1.6 KiB
JOURNAL — phase redfix
2026-06-17T23:20Z — Bootstrap
Read phase plan + plan.md §6.1/§7/§9 + canon DECISIONS exceptions (lines ~1494–1552). Six canon-sweep failures to investigate. Confirmed cc-ci access, no run in flight, sweep timer next fires 2026-06-21 (3-day window), disk 38G free.
Isolation mechanism understood: runner/nightly_sweep.run_on_tag = abra.recipe_checkout(r, tag) +
run_recipe_ci.py RECIPE=<r> CCCI_SKIP_FETCH=1 cold/full. I reproduce each failure by running ONE
recipe at a time with no concurrent load.
Starting canonical state notable: mumble canonical IS present (1.0.0+v1.6.870-0, written
20260617T180501Z — during today's nixenv sweep). The canon DECISIONS recorded mumble RED
(test_handshake_completes_with_channel_presence). A canonical only gets written on a GREEN cold run
on latest → mumble flipped green in a recent run. Strong early evidence for the operator's "mumble
passed before" → load flake hypothesis. Must confirm with a clean isolation re-run + check whether the
canon-sweep red was under concurrent load.

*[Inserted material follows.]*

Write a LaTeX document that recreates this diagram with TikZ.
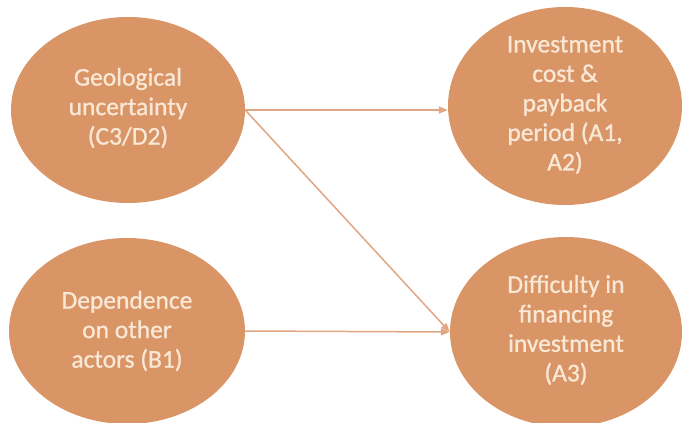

Next: start M1 investigation. Plan order (cheap/informative first): triage the existing sweep logs on
cc-ci to pin the EXACT assertion/error for each (mumble, mattermost-lts restore, gitea app.ini,
bluesky routing, discourse compose), then run isolation re-runs. discourse's recorded cause is an
UPSTREAM compose defect (sidekiq.depends_on: discourse while service is app) that FATAs before any
deploy — that's deterministic, not a load timeout, so it may not even need a long isolation run to
confirm; verify the compose at the latest tag directly first.